Even when they attempt to show “balance” they have someone warning about Dow 5000 and the “bull” saying that stocks will go up 8% this year! Is it any surprise that watchers are scared witless?
Investors need to understand that they are missing more than an 8% move. Stocks will double. When will they get on board? Do they have a plan?
I hope that everyone has noticed how the words from nearly three years ago still resound today. The same peddlers of fear and gold. The same Obama/Bernanke/family budget stuff.
Those who stayed on the sidelines have missed the first 40%. Some assert that the market is now “giddy” and stocks are “toppy.”
Just think about that reasoning. A rising market makes new highs. If you are going to define every new high as “toppy” you will never buy stocks. As I asked three years ago, “What is the plan?”
The best way to invest is through data-driven, objective measures. When I analyze a stock, I look at the future expected earnings and cash flow, adjusted for business circumstances and risk. I look at the business cycle. I do the same thing for the overall market – as a background for specific investments.
Since everyone is citing the prior Dow 14,000 as the key point (I don’t agree about the significance, but let us join the discussion) let us compare the 2007 decline from that point to the current rally (data from Friday).
|Risk – SLFSI||-0.186||-0.536|
|Dieli Recession Odds Interpretation||Recession Watch 100%||9-month Recession Probability < 5%|
|Sources: Thomson/Reuters, St. Louis Fed, ECRI|
|Analysis by NewArc Investments, Inc.|
Even a cursory examination of the data shows that the market is much, much more attractive than it was in 2007 – even though that story had but one flaw.
Earnings expectations are much better. You are invited to look at my last comparison of this type, where I explain why this method is better than the alternatives.
The interest rate alternative investment is pretty lame. Those whose methods ignore the asset allocation alternatives as a method are now screaming that it is all unfair.
The financial risk is very low, the objective indicator for Europe. Any investor following this indicator would have known to ignore the headline risk about Europe.

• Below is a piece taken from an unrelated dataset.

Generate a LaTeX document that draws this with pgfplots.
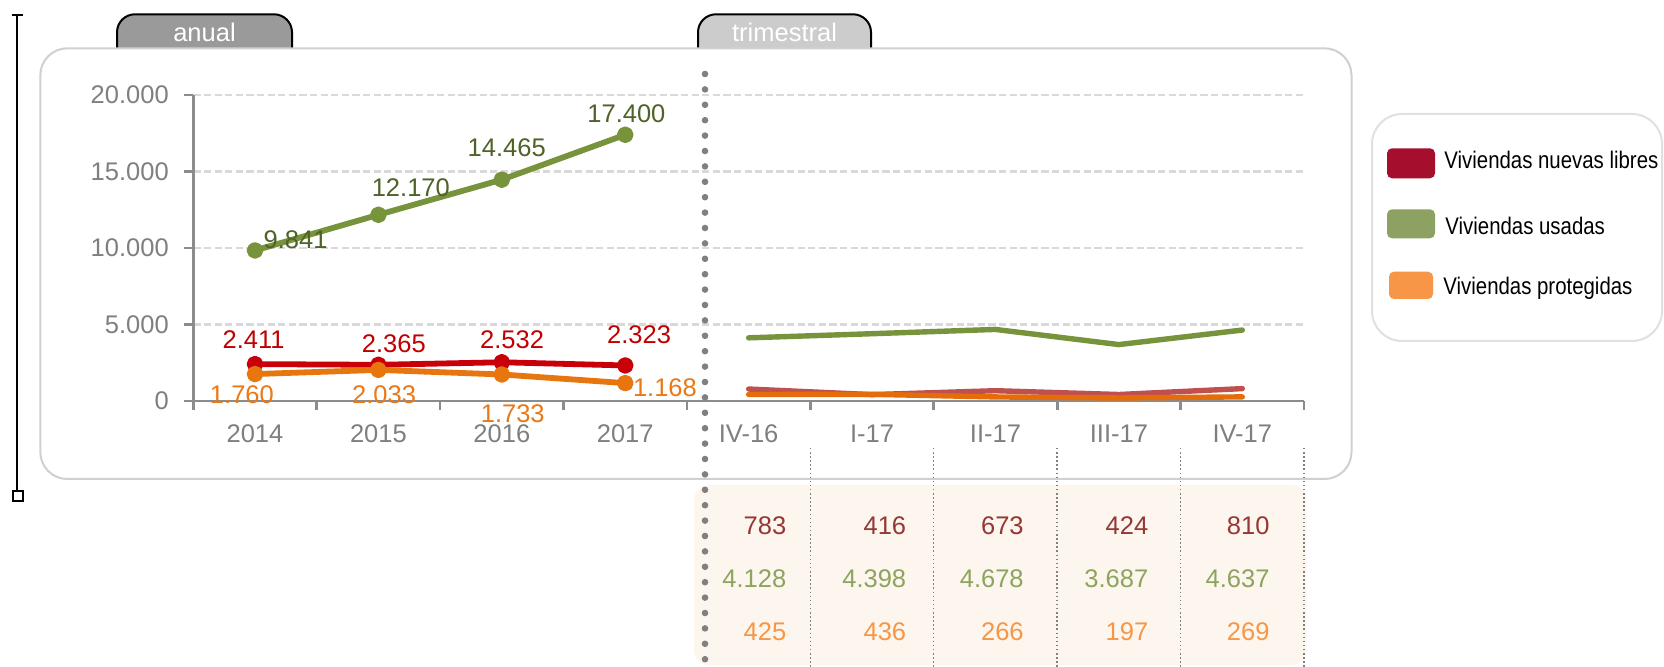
\documentclass[border=0pt]{standalone}
\usepackage{fontspec}
\setmainfont{Liberation Sans}
\newfontfamily\narrowfont{Liberation Sans}[FakeStretch=0.85]
\usepackage{pgfplots}
\pgfplotsset{compat=1.18}
\usepackage{pgfplotstable}

\definecolor{grnline}{HTML}{77933C}
\definecolor{redline}{HTML}{C8000A}
\definecolor{orgline}{HTML}{E8760F}
\definecolor{redq}{HTML}{C0504D}
\definecolor{orgq}{HTML}{E46C0A}
\definecolor{grnlab}{HTML}{4F6228}
\definecolor{redlab}{HTML}{C00000}
\definecolor{orglab}{HTML}{EB7814}
\definecolor{tabred}{HTML}{953735}
\definecolor{tabgrn}{HTML}{8DA45E}
\definecolor{taborg}{HTML}{F79646}
\definecolor{legred}{HTML}{A50E2D}
\definecolor{leggrn}{HTML}{8DA262}
\definecolor{legorg}{HTML}{F79646}
\definecolor{axisgray}{HTML}{8C8C8C}
\definecolor{tickgray}{HTML}{7F7F7F}
\definecolor{gridgray}{HTML}{D9D9D9}
\definecolor{boxgray}{HTML}{D0D0D0}
\definecolor{leggray}{HTML}{E0E0E0}
\definecolor{tabdark}{HTML}{9A9A9A}
\definecolor{tablight}{HTML}{CCCCCC}
\definecolor{cream}{HTML}{FDF6EE}
\definecolor{sepgray}{HTML}{808080}

\newcommand\cf{\fontsize{12.75pt}{15pt}\selectfont}
\newcommand\lf{\narrowfont\fontsize{12pt}{14pt}\selectfont}

% annual data: x, value, label offset (px)
\pgfplotstableread{
x y dx dy
0 9841 40.6 2.1
1 12170 32.4 17.8
2 14465 4.9 22.7
3 17400 1.2 12.1
}\usadasAnual
\pgfplotstableread{
x y dx dy
0 2411 -1.4 15.8
1 2365 15.4 12.1
2 2532 10.3 14.0
3 2323 13.8 22.2
}\libresAnual
\pgfplotstableread{
x y dx dy
0 1760 -13.1 -29.2
1 2033 5.7 -33.4
2 1733 10.9 -48.2
3 1168 39.7 -12.9
}\protegAnual
% quarterly data
\pgfplotstableread{
x lib usa pro dx
4 783 4128 425 38
5 416 4398 436 34.5
6 673 4678 266 28.6
7 424 3687 197 29.8
8 810 4637 269 27.6
}\trimestral

\begin{document}
\begin{tikzpicture}
\useasboundingbox (0,0) rectangle (832pt,-333.5pt);
\begin{scope}[x=0.5pt,y=-0.5pt]
% bracket at left
\draw[black, line width=1pt] (17.3,15) -- (17.3,491);
\draw[black, line width=1.2pt] (11.5,15) -- (23,15);
\draw[black, line width=1pt] (12.8,491) rectangle (22.6,501);
% tabs
\draw[fill=tabdark, draw=black, line width=1pt, rounded corners=9pt] (117,49) -- (117,14.3) -- (292,14.3) -- (292,49);
\node[text=white, font=\cf, anchor=base, inner sep=0pt] at (204.5,41.7) {anual};
\draw[fill=tablight, draw=black, line width=1pt, rounded corners=9pt] (698,49) -- (698,14.3) -- (871,14.3) -- (871,49);
\node[text=white, font=\cf, anchor=base, inner sep=0pt] at (784.5,41.7) {trimestral};
% outer box
\draw[draw=boxgray, line width=1pt, fill=white, rounded corners=13.5pt] (40.3,48.3) rectangle (1351.5,479);
% legend
\draw[draw=leggray, line width=1pt, fill=white, rounded corners=15pt] (1372,114) rectangle (1662,341);
\fill[legred, rounded corners=2.5pt] (1387,148.3) rectangle (1435,178.3);
\fill[leggrn, rounded corners=2.5pt] (1387,209.3) rectangle (1435,238.3);
\fill[legorg, rounded corners=2.5pt] (1389,271.7) rectangle (1433,299);
\node[anchor=base west, inner sep=0pt, font=\lf, text=black] at (1444,168.3) {Viviendas nuevas libres};
\node[anchor=base west, inner sep=0pt, font=\lf, text=black] at (1445,234.3) {Viviendas usadas};
\node[anchor=base west, inner sep=0pt, font=\lf, text=black] at (1443,295) {Viviendas protegidas};
% table background
\fill[cream, rounded corners=7.5pt] (694,485) rectangle (1306.5,665);
\foreach \xx in {810.3,933.7,1057.1,1180.5,1303.9}
  \draw[sepgray, line width=0.75pt, dash pattern=on 0.75pt off 1.3pt] (\xx,448) -- (\xx,667);
\end{scope}

\begin{axis}[
  at={(96.65pt,-200.5pt)}, anchor=south west,
  scale only axis, width=555.35pt, height=153pt,
  xmin=-0.5, xmax=8.5, ymin=0, ymax=20000,
  clip=false,
  axis lines=left,
  axis line style={-, draw=axisgray, line width=1.35pt},
  every outer x axis line/.append style={-},
  every outer y axis line/.append style={-},
  tick align=outside,
  xtick={0,...,8},
  xticklabels={2014,2015,2016,2017,IV-16,I-17,II-17,III-17,IV-17},
  minor xtick={-0.5,0.5,...,8.5},
  major x tick style={draw=none},
  minor x tick style={draw=axisgray, line width=1.35pt},
  minor tick length=4.5pt,
  major tick length=4.5pt,
  ytick={0,5000,10000,15000,20000},
  ytick style={draw=axisgray, line width=1.35pt},
  scaled y ticks=false,
  /pgf/number format/1000 sep={.},
  /pgf/number format/assume math mode=true,
  ymajorgrids=true,
  major grid style={draw=gridgray, line width=1.4pt, dash pattern=on 3.6pt off 1.7pt},
  xticklabel style={font=\cf, text=tickgray, yshift=-3.7pt},
  yticklabel style={font=\cf, text=tickgray, xshift=-4.25pt},
  every axis plot/.append style={line cap=round, line join=round},
]
% annual
\addplot[grnline, line width=2.9pt, mark=*, mark size=2.7pt,
  nodes near coords,
  visualization depends on={\thisrow{dx}\as\dx},
  visualization depends on={\thisrow{dy}\as\dy},
  every node near coord/.style={anchor=base, inner sep=0pt, xshift=\dx*0.5pt, yshift=\dy*0.5pt, text=grnlab, font=\cf}]
  table[x=x,y=y] {\usadasAnual};
\addplot[redline, line width=2.9pt, mark=*, mark size=2.7pt,
  nodes near coords,
  visualization depends on={\thisrow{dx}\as\dx},
  visualization depends on={\thisrow{dy}\as\dy},
  every node near coord/.style={anchor=base, inner sep=0pt, xshift=\dx*0.5pt, yshift=\dy*0.5pt, text=redlab, font=\cf}]
  table[x=x,y=y] {\libresAnual};
\addplot[orgline, line width=2.9pt, mark=*, mark size=2.7pt,
  nodes near coords,
  visualization depends on={\thisrow{dx}\as\dx},
  visualization depends on={\thisrow{dy}\as\dy},
  every node near coord/.style={anchor=base, inner sep=0pt, xshift=\dx*0.5pt, yshift=\dy*0.5pt, text=orglab, font=\cf}]
  table[x=x,y=y] {\protegAnual};
% quarterly
\addplot[grnline, line width=2.7pt, mark=none] table[x=x,y=usa] {\trimestral};
\addplot[redq, line width=2.7pt, mark=none] table[x=x,y=lib] {\trimestral};
\addplot[orgq, line width=2.7pt, mark=none] table[x=x,y=pro] {\trimestral};
% quarterly table below the axis
\addplot[draw=none, mark=none, nodes near coords, point meta=explicit,
  visualization depends on={\thisrow{dx}\as\dx},
  every node near coord/.style={anchor=base east, inner sep=0pt, xshift=\dx*0.5pt, text=tabred, font=\cf}]
  table[x=x, y expr=-8693, meta=lib] {\trimestral};
\addplot[draw=none, mark=none, nodes near coords, point meta=explicit,
  visualization depends on={\thisrow{dx}\as\dx},
  every node near coord/.style={anchor=base east, inner sep=0pt, xshift=\dx*0.5pt, text=tabgrn, font=\cf}]
  table[x=x, y expr=-12157, meta=usa] {\trimestral};
\addplot[draw=none, mark=none, nodes near coords, point meta=explicit,
  visualization depends on={\thisrow{dx}\as\dx},
  every node near coord/.style={anchor=base east, inner sep=0pt, xshift=\dx*0.5pt, text=taborg, font=\cf}]
  table[x=x, y expr=-15686, meta=pro] {\trimestral};
\end{axis}

\begin{scope}[x=0.5pt,y=-0.5pt]
\draw[sepgray, line width=3.3pt, line cap=round, dash pattern=on 0pt off 7.7pt] (705,74) -- (705,672);
\end{scope}
\end{tikzpicture}
\end{document}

And most importantly – the recession odds. This was the key problem in 2007. Bob Dieli’s indicator had all of his clients on warning. (I wish I had been one of them!) The current story is much different.
Individual investors are fearful at the bottom, slow to spot new trends, and called stupid whenever they climb aboard. There is no objective plan for market timing, and they have all been told that “buy and hold” is wrong.
This is why I recommend the following:
- Use data to adjust your viewpoint – not just absolute price.
- Actively manage your portfolio, looking for the best stocks and themes.
- Revise price targets regularly.
Ignore those who have been completely wrong, and who now call successful investors “dumb money.”